◆ WRITTEN TASK
From the listing below, extract every line in which the word "this" appears.

◆ DATA PROVIDED
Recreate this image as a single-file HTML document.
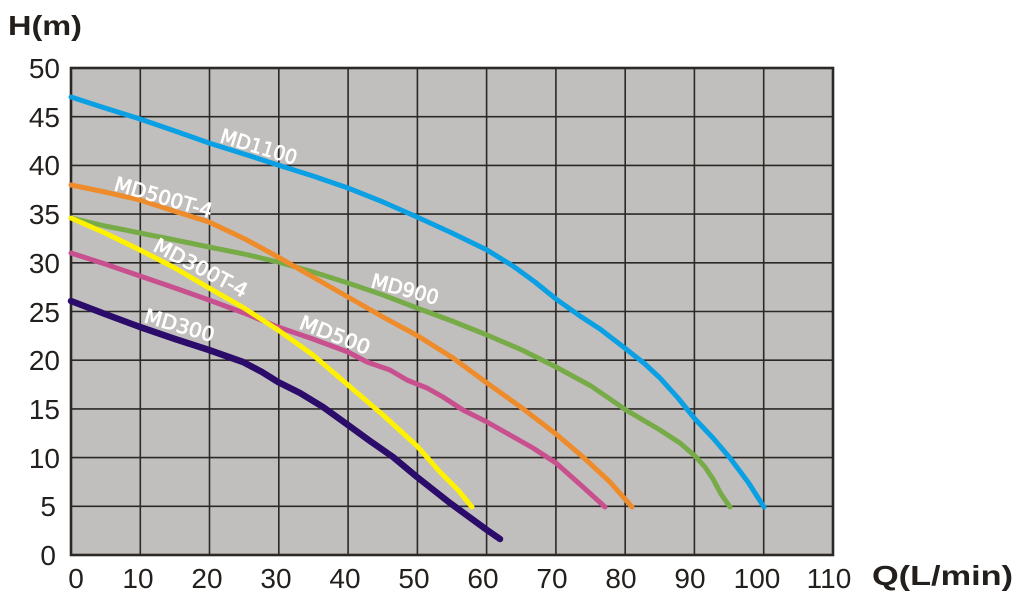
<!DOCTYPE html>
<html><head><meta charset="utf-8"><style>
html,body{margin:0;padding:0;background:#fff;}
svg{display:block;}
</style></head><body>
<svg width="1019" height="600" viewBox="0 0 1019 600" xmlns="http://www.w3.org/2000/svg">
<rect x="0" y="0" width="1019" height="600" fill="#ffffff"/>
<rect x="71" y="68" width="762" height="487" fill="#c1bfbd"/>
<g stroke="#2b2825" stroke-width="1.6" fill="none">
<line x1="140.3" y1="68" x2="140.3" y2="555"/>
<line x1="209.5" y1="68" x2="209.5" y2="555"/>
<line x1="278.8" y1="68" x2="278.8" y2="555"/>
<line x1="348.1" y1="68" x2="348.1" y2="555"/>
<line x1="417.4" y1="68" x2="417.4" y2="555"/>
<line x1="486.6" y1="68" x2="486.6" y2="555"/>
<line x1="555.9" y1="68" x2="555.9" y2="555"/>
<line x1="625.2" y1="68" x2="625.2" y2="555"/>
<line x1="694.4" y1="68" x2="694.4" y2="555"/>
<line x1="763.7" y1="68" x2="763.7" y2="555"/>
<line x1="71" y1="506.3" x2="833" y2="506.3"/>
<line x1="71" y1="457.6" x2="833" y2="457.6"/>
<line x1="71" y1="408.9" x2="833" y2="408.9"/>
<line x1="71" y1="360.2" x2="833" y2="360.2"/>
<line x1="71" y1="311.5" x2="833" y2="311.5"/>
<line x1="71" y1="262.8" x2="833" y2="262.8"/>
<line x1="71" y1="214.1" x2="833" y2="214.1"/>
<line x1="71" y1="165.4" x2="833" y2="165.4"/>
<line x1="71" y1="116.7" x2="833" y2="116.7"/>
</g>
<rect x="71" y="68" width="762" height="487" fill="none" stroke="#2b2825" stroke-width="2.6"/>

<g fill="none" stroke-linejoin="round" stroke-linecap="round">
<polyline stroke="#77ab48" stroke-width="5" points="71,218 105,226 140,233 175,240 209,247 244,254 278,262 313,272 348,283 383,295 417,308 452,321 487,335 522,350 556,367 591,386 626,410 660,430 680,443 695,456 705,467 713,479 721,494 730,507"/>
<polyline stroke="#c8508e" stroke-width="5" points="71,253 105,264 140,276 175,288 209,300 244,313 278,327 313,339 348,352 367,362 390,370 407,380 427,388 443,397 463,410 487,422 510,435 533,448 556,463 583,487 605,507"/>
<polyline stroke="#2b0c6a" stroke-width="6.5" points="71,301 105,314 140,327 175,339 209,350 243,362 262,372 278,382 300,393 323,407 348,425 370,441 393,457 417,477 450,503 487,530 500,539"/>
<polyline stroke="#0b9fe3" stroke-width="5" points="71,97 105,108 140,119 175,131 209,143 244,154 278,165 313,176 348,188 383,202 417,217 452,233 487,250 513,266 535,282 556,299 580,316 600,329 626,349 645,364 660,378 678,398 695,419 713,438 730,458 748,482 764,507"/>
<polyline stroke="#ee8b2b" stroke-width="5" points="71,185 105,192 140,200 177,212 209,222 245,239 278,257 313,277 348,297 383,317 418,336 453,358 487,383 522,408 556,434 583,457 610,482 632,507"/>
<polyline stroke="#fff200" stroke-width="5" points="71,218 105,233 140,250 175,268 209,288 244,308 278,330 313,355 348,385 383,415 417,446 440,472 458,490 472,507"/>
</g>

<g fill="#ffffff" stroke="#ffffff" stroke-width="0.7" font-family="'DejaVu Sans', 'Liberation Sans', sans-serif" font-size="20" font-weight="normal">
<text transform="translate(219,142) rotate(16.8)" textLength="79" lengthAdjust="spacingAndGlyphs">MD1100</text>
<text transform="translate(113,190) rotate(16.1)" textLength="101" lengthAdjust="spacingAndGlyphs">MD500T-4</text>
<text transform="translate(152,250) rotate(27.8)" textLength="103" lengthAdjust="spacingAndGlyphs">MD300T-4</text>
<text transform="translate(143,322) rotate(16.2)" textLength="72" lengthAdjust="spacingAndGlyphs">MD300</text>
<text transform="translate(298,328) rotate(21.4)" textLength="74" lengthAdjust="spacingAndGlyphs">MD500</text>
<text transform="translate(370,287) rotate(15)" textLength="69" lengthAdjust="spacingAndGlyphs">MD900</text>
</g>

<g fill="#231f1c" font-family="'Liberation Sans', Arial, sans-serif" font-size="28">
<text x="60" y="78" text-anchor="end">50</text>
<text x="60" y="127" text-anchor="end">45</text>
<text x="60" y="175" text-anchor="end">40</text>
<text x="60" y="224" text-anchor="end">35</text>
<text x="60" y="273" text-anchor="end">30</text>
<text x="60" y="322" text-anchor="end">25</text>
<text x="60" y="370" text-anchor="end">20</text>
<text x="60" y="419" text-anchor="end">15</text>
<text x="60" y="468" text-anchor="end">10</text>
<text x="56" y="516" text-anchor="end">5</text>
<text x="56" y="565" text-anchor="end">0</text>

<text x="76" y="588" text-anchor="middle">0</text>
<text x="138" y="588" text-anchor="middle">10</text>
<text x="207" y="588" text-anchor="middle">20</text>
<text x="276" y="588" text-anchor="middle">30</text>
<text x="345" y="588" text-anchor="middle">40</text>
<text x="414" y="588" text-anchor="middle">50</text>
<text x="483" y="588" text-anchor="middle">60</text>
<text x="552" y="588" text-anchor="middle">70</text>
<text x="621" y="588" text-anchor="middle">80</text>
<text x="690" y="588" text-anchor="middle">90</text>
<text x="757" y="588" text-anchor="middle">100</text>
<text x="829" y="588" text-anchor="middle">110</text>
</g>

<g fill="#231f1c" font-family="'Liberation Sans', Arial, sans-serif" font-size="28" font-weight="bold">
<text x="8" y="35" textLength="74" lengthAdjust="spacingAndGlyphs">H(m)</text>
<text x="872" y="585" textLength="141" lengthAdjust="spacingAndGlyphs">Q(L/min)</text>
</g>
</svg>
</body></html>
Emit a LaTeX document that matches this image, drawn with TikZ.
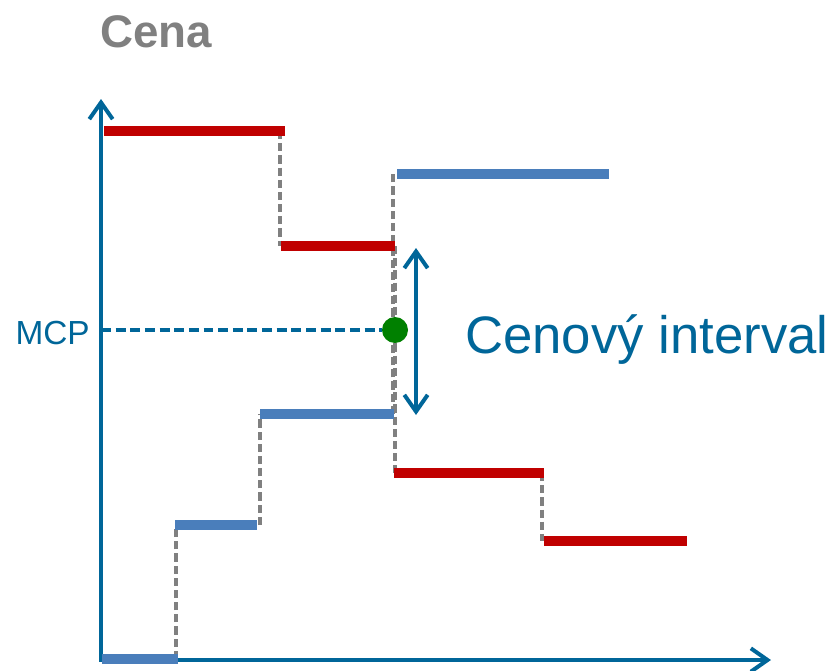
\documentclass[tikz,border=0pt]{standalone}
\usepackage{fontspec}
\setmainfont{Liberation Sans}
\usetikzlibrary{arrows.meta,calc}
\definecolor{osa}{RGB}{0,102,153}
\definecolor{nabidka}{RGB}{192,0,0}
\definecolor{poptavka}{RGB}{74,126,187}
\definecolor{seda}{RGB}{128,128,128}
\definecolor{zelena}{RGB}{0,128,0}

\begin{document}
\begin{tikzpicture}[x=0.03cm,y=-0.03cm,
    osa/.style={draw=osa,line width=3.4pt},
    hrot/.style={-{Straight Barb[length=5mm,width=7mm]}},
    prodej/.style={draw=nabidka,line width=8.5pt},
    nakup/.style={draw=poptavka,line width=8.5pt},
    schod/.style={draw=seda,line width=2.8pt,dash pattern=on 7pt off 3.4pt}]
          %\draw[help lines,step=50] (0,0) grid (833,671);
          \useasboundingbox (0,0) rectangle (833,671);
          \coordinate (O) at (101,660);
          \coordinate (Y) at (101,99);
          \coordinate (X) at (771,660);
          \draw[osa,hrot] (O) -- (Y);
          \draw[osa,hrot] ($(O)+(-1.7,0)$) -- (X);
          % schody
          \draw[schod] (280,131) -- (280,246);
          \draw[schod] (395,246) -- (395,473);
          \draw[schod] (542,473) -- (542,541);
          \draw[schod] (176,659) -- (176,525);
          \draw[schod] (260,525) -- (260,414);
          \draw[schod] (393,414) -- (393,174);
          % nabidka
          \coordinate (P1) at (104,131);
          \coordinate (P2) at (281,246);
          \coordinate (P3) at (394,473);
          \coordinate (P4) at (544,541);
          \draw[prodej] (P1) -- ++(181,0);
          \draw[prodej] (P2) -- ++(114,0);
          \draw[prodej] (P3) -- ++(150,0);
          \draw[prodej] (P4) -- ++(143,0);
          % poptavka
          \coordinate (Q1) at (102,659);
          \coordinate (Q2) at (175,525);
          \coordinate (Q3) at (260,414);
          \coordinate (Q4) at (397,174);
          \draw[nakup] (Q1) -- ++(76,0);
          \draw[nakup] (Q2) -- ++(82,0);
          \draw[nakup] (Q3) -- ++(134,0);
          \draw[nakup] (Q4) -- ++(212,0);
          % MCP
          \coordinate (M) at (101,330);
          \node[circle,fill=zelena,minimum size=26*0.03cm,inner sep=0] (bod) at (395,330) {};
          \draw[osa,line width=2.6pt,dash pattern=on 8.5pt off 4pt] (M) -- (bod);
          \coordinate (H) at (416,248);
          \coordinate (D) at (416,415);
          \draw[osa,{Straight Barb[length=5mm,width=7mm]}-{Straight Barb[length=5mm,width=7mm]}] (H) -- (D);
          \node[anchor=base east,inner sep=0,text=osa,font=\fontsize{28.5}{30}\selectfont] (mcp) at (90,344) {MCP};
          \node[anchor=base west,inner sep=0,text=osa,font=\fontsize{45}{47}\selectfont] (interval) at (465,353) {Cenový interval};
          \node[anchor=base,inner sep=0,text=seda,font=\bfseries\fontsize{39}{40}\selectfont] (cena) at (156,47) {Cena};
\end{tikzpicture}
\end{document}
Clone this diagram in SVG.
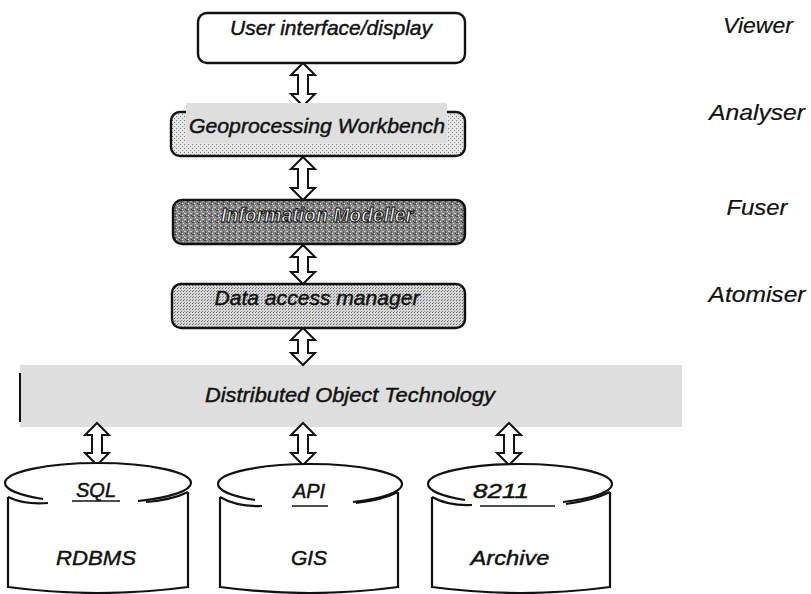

◆ EXERCISE ANSWER
Recreate this image as a single-file HTML document.
Emit a LaTeX document that matches this image, drawn with TikZ.
Clone this diagram in SVG.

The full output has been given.